The Autumn of Black Cat continues! We’ve already looked at the first five volumes of the series, but now it is time to take a look at one of the central characters. I’ve spoken a lot on this blog on how some series hit the absolute jackpot when it comes to character design. ReZero’s Rem is one such example, a character that even people who don’ know the series are aware of. Evangelion’s Rei is another example, pretty much kick-starting an entire wave of clones that would dominate the landscape. Yet we’ve never really talked about a character whose design was so good, i was used twice, and a character who is the very rare benefactor of having an ecchi version and a non-ecchi version. So after the cut let’s take a dive into the main secondary lead of Black Cat: Eve.
Eve at her heart, like almost everything about the series Black Cat is basic. She is a very basic character who does what she needs to do in the story. She does it well, but she also doesn’t really push the envelope either. Anyone who has been around the manga and anime world for sometime will have seen Eve’s character before. The shy withdrawn human weapon who, thanks to the actions of the series leads, learns to open up and reclaim her humanity. It’s been done countless times both in anime and out. Some of the most famous series and famous characters have done this story-line, and frankly it is a story-line that has been picked rather clean. Yet while Eve herself doesn’t really add anything new to the menu, what she does do is provide readers with a solid, well built and thankfully not all-encompassing story.
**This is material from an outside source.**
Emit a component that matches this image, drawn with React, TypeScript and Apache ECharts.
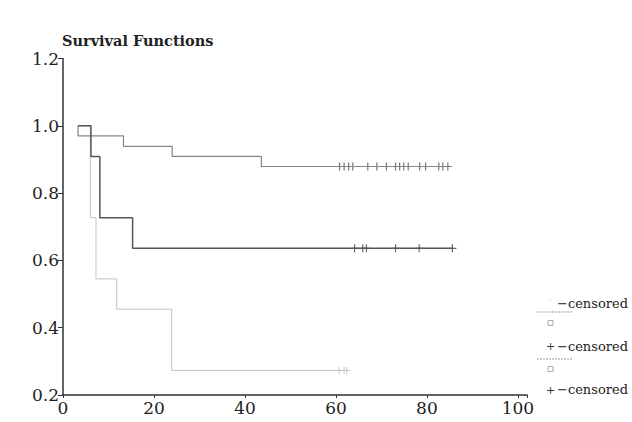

One of the Black Cat’s strengths, in fact it’s biggest strength is that it shows up, tells the story it wants to tell, and then ends. Eve’s story line of regaining her humanity and seeing the world is the series main B-plot, and like the rest of Black Cat, it too doesn’t overstay its welcome. Eve’s discovery of the world not being the central focus of the story makes it so that story isn’t bogged down by story arcs and beats we’ve heard before. Instead it is a light touch, sprinkled throughout the various chapters and story beats that add either introspection, depth or even comedy. One of the best thing about Eve’s character arc is that while she always keeps a piece of that quiet subdued personality, she quickly evolves out of her shell, showing moments of comedy, feeling and sarcasm that blend in with Train and Sven’s dynamic.
Furthermore, Eve’s entry into Train and Sven’s world does much to help the central cast, giving them a “daughter” for both of them to raise and look after. While Sven takes the more central role of the father figure, and is the main figure in bringing Eve into their world, Train’s place is just as significant. In a way Train seems Eve as another version of his past life, a person shackled by their duty and dark past who only wants to live life free and unburdened. To Eve, Train is a free spirit who has thrown off his difficult past self and embraced the sweet taste of freedom, one that she herself wants with her dream to become a sweeper, and the reason she views him as a “rival.” Again while Sven takes the more important role as the ‘Dad,” Train is only second as the “cool uncle’ who none the less makes sure to provide a positive example to the young girl, and prevent her from repeating his mistakes.
However, we could not talk about Eve without mention her legacy, not in Black Cat, but in another series: To Love Ru. As one of the most famous ecchi manga ever made, Kentaro Yabuki, who would do all the illustrations for the series, was able to take Eve’s character, powers, and design and re-use it in the manga. Not only did this work, it became so popular that Eve, rechristened as ‘Golden Darkness’ would go on to be a central character in the sequel To Love Ru Darkness, where as you could expect, the ecchi is cranked up to eleven and Eve is no exception. This has always personally humored me, because since Black Cat has so much restrained in terms of it’s fanservice, that we get to see Yabuki absolutely run WILD with Eve and the other characters in To Love Ru. Yet while some may raise an eyebrow, especially those who knew Eve from Black Cat, I’ve always found it something to make the characters stand out, and in fact I think Eve might be the only character in anime history, who doesn’t need to “rule 34” herself. She got her own completely unique series to do it for her.
Eve is a character that clearly has a lot of love from her creator and her fans, and she is another example of a design, personality and power set that struck a cord with viewers. To see her used so well in both Black Cat AND To Love Ru is a testament that Yabuki was clearly on to something, that he found of ‘pot of gold’ that he just couldn’t leave alone once his first series had wrapped up. Again there is nothing amazingly special about Eve, but what she does she does very well and the short nature of her debut manga makes it so flourishes to her best extend (unlike in the anime). To then see her re-made and re-tooled for what would become one of the most important ecchi series of all time is a treat in of itself, and she again remains the ONLY example I know of a character being reused in a totally different genre. I am really looking forward to seeing more of Eve as I continue my look into the manga, but I hope this post has encouraged you to take a look at a character whose legacy is a rather surprising one.